よく口にしているのは“もっと可愛く”っていうことですね。愛すべき人たちを出したいと思っているから、その人がチャーミングに見えないと嫌なんです。ツッコまれる対象だけど、それでも可愛い存在にしたい。ただ、演出するというよりも、実際は段取りを決めるくらいですね。不器用なメンバーばかりなので、段取りを全然覚えてくれないんですよ(笑)。
――だからこその面白さもありそうです。
もっと早く段取りが覚えられたら外部でも重宝がられると思うんですけどね(笑)。その面白さも確かにありますね。メンバーのいけだしんはどうしても踊れないですし。ヒップホップみたいなダンスを要求しても、彼が普段聞いているのは長渕剛だから、無理ですよね(笑)。彼の中の文化にないんですよ。でもそれが面白いし、10年やってきても飽きなかったから、辞めるのももったいない気がして、あと10年続けようと思っているんです(笑)。

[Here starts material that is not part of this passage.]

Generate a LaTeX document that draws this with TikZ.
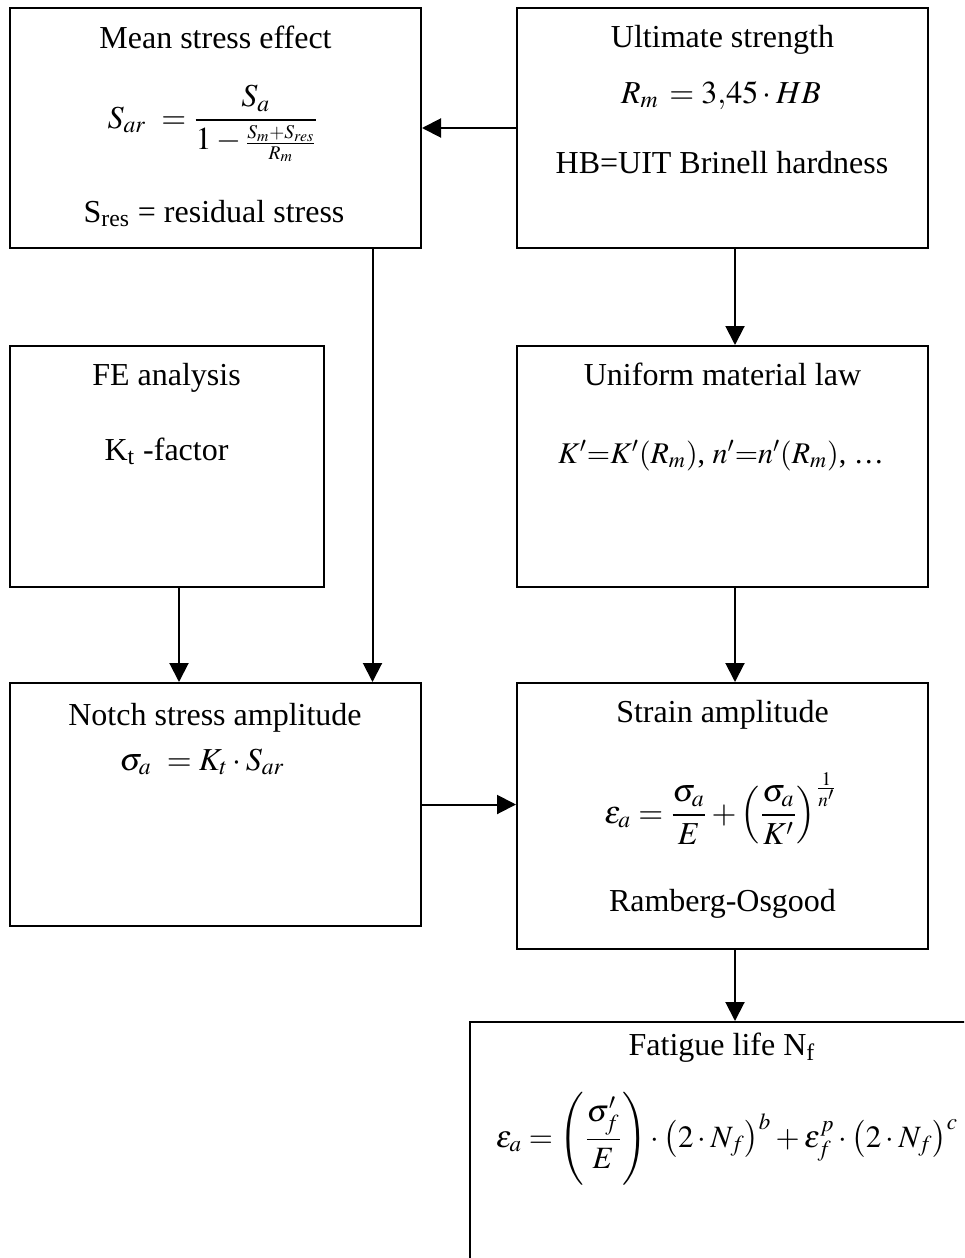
\documentclass[tikz,border=0pt]{standalone}
\usepackage{amsmath}
\usepackage{mathptmx}
\usepackage{fontspec}
\setmainfont{Liberation Serif}
\usetikzlibrary{arrows.meta,fit}
\begin{document}
\begin{tikzpicture}[x=0.5pt,y=-0.5pt,
  box/.style={draw, line width=1pt, inner sep=0pt},
  lbl/.style={anchor=base, font=\fontsize{16}{19}\selectfont, inner sep=0pt},
  arr/.style={line width=1pt, -{Triangle[length=9.5pt,width=9.5pt]}}]
\useasboundingbox (0,0) rectangle (964,1258);
\clip (0,0) rectangle (964,1258);
\fill[white] (0,0) rectangle (964,1258);
% boxes
\node[box, fit={(10,8) (421,248)}] (mean) {};
\node[box, fit={(517,8) (928,248)}] (ult) {};
\node[box, fit={(10,346) (324,587)}] (fe) {};
\node[box, fit={(517,346) (928,587)}] (uni) {};
\node[box, fit={(10,683) (421,926)}] (notch) {};
\node[box, fit={(517,683) (928,949)}] (strain) {};
\node[box, fit={(470,1022) (1000,1300)}] (fat) {};
% texts
\node[lbl] (meanT) at (215.5,48) {Mean stress effect};
\node[lbl] (meanF) at (213,128) {$S_{ar}\ = \dfrac{S_a}{1-\scalebox{0.82}{$\frac{S_m+S_{res}}{R_m}$}}$};
\node[lbl] (meanR) at (214,222) {S\textsubscript{res} = residual stress};
\node[lbl] (ultT) at (722.5,47) {Ultimate strength};
\node[lbl] (ultF) at (721,103) {$R_m\, = 3{,}45\cdot HB$};
\node[lbl] (ultR) at (722,173) {HB=UIT Brinell hardness};
\node[lbl] (feT) at (166.5,385) {FE analysis};
\node[lbl] (feK) at (166.5,460) {K\textsubscript{t} -factor};
\node[lbl] (uniT) at (722.5,385) {Uniform material law};
\node[lbl, font=\fontsize{15}{18}\selectfont] (uniF) at (721,463) {$K^{\prime}{=}K^{\prime}(R_m)$, $n^{\prime}{=}n^{\prime}(R_m)$, \dots};
\node[lbl] (notchT) at (215,725) {Notch stress amplitude};
\node[lbl] (notchF) at (202,770) {$\sigma_a\ = K_t\cdot S_{ar}$};
\node[lbl] (strT) at (722.5,722) {Strain amplitude};
\node[lbl] (strF) at (721,823) {$\varepsilon_a = \dfrac{\sigma_a}{E}+\left(\dfrac{\sigma_a}{K^{\prime}}\right)^{\frac{1}{n^{\prime}}}$};
\node[lbl] (strR) at (722.5,911) {Ramberg-Osgood};
\node[lbl] (fatT) at (722,1055) {Fatigue life N\textsubscript{f}};
\node[lbl, font=\fontsize{15.5}{18}\selectfont] (fatF) at (727,1147) {$\varepsilon_a = \left(\dfrac{\sigma_f^{\prime}}{E}\right)\cdot\bigl(2\cdot N_f\bigr)^b+\varepsilon_f^p\cdot\bigl(2\cdot N_f\bigr)^c$};
% connectors
\coordinate (rc) at (735,0);
\coordinate (mc) at (372.5,0);
\coordinate (fc) at (179,0);
\draw[arr] (ult.west) -- (ult.west -| mean.east);
\draw[arr] (ult.south -| rc) -- (uni.north -| rc);
\draw[arr] (uni.south -| rc) -- (strain.north -| rc);
\draw[arr] (strain.south -| rc) -- (fat.north -| rc);
\draw[arr] (mean.south -| mc) -- (notch.north -| mc);
\draw[arr] (fe.south -| fc) -- (notch.north -| fc);
\draw[arr] (notch.east) -- (notch.east -| strain.west);
\end{tikzpicture}
\end{document}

――今回の舞台で目指されている着地点はあるんですか?
普通はうまくオチがつくことが着地点なんでしょうけど、私のコントはいつも寂しいとか切ない気持ちで終わることが多いんです。今回は、胸キュンで終わらせたいと思っているんですが、我々がやる胸キュンは本当に見てられない、胸がザワザワするものになると思うので、“胸ザワ”ですね(笑)。30歳、40歳過ぎての大恋愛は、人に絶対言えなくても心の中ではあったりするじゃないですか。観ている方々のそういう蓋をしていたい部分を、わざわざ開けてほじくり返すようなお芝居になると思います。受け入れられるかどうかは分かりませんが、うまくいったら新ジャンルになると思うんですよね。鳥肌が立ち続けるみっともない“ハーレクイン・ロマンス”みたいな(笑)。勝算は見えています!
――新ジャンルの誕生、楽しみにしています(笑)!ありがとうございました。